[Begin]

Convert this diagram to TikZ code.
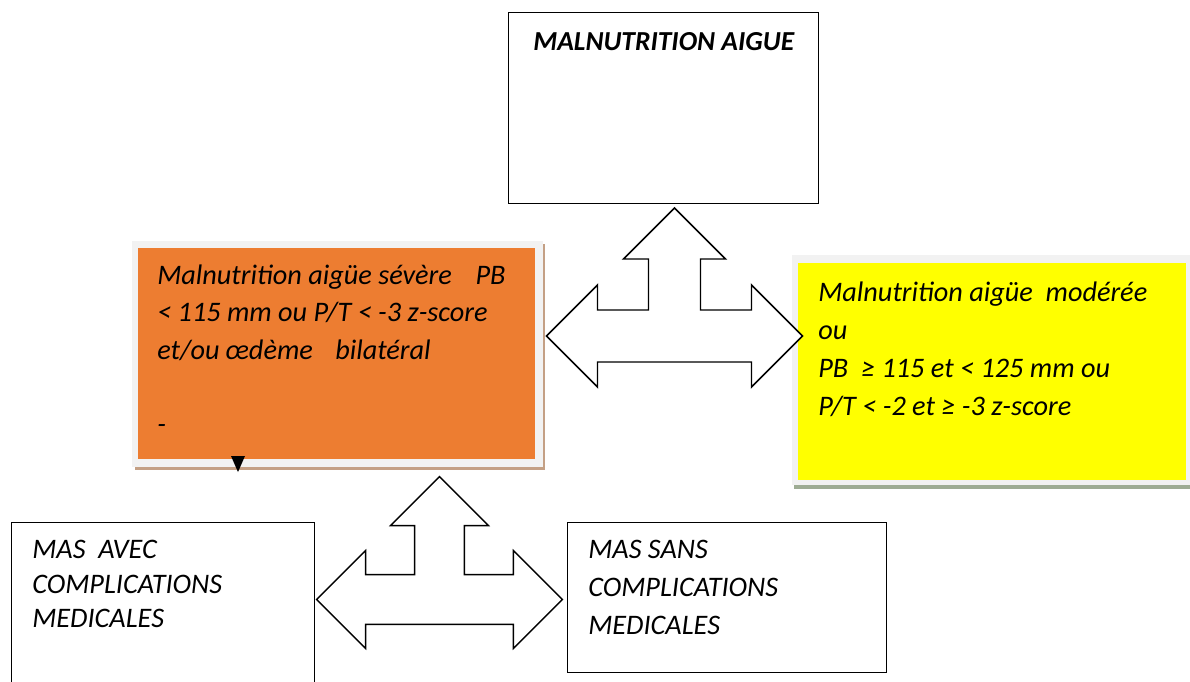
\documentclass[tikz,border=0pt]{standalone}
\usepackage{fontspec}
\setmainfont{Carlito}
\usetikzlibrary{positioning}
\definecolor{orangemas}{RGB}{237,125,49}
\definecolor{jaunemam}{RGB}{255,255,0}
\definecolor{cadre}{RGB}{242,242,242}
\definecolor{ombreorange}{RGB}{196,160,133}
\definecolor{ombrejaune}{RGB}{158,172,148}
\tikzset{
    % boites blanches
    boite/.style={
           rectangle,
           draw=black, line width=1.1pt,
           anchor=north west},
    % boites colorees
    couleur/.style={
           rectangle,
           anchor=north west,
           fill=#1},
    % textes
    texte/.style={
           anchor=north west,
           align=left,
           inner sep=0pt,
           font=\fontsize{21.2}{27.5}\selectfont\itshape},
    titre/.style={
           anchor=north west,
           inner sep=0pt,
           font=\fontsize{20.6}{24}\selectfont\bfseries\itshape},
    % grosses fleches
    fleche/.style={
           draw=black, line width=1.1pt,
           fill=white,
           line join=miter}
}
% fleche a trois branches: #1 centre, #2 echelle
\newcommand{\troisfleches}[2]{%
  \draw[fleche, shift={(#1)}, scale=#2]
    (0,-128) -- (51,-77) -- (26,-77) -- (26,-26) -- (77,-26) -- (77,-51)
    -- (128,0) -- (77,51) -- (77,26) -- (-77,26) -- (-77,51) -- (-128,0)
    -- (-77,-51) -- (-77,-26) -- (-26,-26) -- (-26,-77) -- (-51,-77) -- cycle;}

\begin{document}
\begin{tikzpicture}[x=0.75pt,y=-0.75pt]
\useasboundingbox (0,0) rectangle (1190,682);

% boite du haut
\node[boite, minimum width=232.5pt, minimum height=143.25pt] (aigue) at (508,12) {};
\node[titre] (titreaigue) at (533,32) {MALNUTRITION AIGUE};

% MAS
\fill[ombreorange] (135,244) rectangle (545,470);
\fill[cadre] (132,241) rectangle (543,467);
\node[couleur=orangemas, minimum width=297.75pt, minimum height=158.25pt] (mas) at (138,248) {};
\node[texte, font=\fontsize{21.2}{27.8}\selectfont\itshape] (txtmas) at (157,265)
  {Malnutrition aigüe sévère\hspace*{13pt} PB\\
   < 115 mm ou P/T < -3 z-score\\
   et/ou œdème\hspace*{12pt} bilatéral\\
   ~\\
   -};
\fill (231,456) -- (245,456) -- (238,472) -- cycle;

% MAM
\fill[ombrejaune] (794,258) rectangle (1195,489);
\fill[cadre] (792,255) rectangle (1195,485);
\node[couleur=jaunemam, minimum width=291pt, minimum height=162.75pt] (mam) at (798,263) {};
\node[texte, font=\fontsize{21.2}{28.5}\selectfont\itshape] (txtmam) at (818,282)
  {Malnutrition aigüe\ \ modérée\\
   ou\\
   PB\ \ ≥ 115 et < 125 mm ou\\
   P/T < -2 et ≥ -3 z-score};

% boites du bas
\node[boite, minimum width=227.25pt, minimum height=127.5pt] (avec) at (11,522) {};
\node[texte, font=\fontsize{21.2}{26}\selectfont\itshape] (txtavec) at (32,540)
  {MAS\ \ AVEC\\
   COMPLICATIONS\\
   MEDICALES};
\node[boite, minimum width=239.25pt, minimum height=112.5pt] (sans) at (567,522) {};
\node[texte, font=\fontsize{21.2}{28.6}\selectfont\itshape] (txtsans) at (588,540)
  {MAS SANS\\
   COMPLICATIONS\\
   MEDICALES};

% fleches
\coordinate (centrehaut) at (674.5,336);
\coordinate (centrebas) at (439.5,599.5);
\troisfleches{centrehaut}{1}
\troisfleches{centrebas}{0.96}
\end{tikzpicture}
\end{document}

[End]

Copy the data exactly. Any picture it contains is to be omitted.

Solution for this exercise:
Convert this diagram to TikZ code.
\documentclass[tikz,border=0pt]{standalone}
\usepackage{fontspec}
\setmainfont{Carlito}
\usetikzlibrary{positioning}
\definecolor{orangemas}{RGB}{237,125,49}
\definecolor{jaunemam}{RGB}{255,255,0}
\definecolor{cadre}{RGB}{242,242,242}
\definecolor{ombreorange}{RGB}{196,160,133}
\definecolor{ombrejaune}{RGB}{158,172,148}
\tikzset{
    % boites blanches
    boite/.style={
           rectangle,
           draw=black, line width=1.1pt,
           anchor=north west},
    % boites colorees
    couleur/.style={
           rectangle,
           anchor=north west,
           fill=#1},
    % textes
    texte/.style={
           anchor=north west,
           align=left,
           inner sep=0pt,
           font=\fontsize{21.2}{27.5}\selectfont\itshape},
    titre/.style={
           anchor=north west,
           inner sep=0pt,
           font=\fontsize{20.6}{24}\selectfont\bfseries\itshape},
    % grosses fleches
    fleche/.style={
           draw=black, line width=1.1pt,
           fill=white,
           line join=miter}
}
% fleche a trois branches: #1 centre, #2 echelle
\newcommand{\troisfleches}[2]{%
  \draw[fleche, shift={(#1)}, scale=#2]
    (0,-128) -- (51,-77) -- (26,-77) -- (26,-26) -- (77,-26) -- (77,-51)
    -- (128,0) -- (77,51) -- (77,26) -- (-77,26) -- (-77,51) -- (-128,0)
    -- (-77,-51) -- (-77,-26) -- (-26,-26) -- (-26,-77) -- (-51,-77) -- cycle;}

\begin{document}
\begin{tikzpicture}[x=0.75pt,y=-0.75pt]
\useasboundingbox (0,0) rectangle (1190,682);

% boite du haut
\node[boite, minimum width=232.5pt, minimum height=143.25pt] (aigue) at (508,12) {};
\node[titre] (titreaigue) at (533,32) {MALNUTRITION AIGUE};

% MAS
\fill[ombreorange] (135,244) rectangle (545,470);
\fill[cadre] (132,241) rectangle (543,467);
\node[couleur=orangemas, minimum width=297.75pt, minimum height=158.25pt] (mas) at (138,248) {};
\node[texte, font=\fontsize{21.2}{27.8}\selectfont\itshape] (txtmas) at (157,265)
  {Malnutrition aigüe sévère\hspace*{13pt} PB\\
   < 115 mm ou P/T < -3 z-score\\
   et/ou œdème\hspace*{12pt} bilatéral\\
   ~\\
   -};
\fill (231,456) -- (245,456) -- (238,472) -- cycle;

% MAM
\fill[ombrejaune] (794,258) rectangle (1195,489);
\fill[cadre] (792,255) rectangle (1195,485);
\node[couleur=jaunemam, minimum width=291pt, minimum height=162.75pt] (mam) at (798,263) {};
\node[texte, font=\fontsize{21.2}{28.5}\selectfont\itshape] (txtmam) at (818,282)
  {Malnutrition aigüe\ \ modérée\\
   ou\\
   PB\ \ ≥ 115 et < 125 mm ou\\
   P/T < -2 et ≥ -3 z-score};

% boites du bas
\node[boite, minimum width=227.25pt, minimum height=127.5pt] (avec) at (11,522) {};
\node[texte, font=\fontsize{21.2}{26}\selectfont\itshape] (txtavec) at (32,540)
  {MAS\ \ AVEC\\
   COMPLICATIONS\\
   MEDICALES};
\node[boite, minimum width=239.25pt, minimum height=112.5pt] (sans) at (567,522) {};
\node[texte, font=\fontsize{21.2}{28.6}\selectfont\itshape] (txtsans) at (588,540)
  {MAS SANS\\
   COMPLICATIONS\\
   MEDICALES};

% fleches
\coordinate (centrehaut) at (674.5,336);
\coordinate (centrebas) at (439.5,599.5);
\troisfleches{centrehaut}{1}
\troisfleches{centrebas}{0.96}
\end{tikzpicture}
\end{document}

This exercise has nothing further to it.